How Do You Find the Realized Rate of Return?

The realized rate of return is an important measure for investors, as it reflects the actual return on an investment over a specific period. To find the realized rate of return, follow these steps:

  1. Determine Your Initial Investment: Start by noting the amount of money you initially invested. This is commonly referred to as the principal.
  2. Calculate the Final Value of Your Investment: At the end of the investment period, determine how much your investment is worth.

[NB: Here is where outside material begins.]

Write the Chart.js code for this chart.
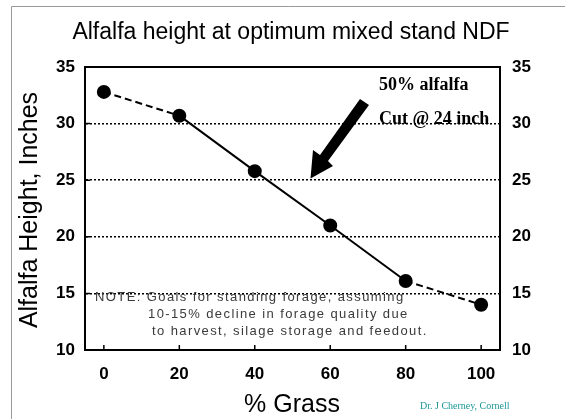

This includes any dividends, interest, or other earnings you have received.
  3. Use the Realized Rate of Return Formula: The formula to calculate the realized rate of return is:
    Realized Rate of Return = (Final Value - Initial Investment) / Initial Investment
  4. Convert to Percentage: To express the return as a percentage, you can multiply the result by 100. So the formula becomes:
    Realized Rate of Return (%) = [(Final Value - Initial Investment) / Initial Investment] × 100

For example, if you invested $1,000, and at the end of the investment period, your investment is worth $1,200, the realized rate of return would be:
Realized Rate of Return = ($1,200 - $1,000) / $1,000 = 0.20
Hence, Realized Rate of Return (%) = 0.20 × 100 = 20%. This indicates you have made a 20% return on your investment over the period.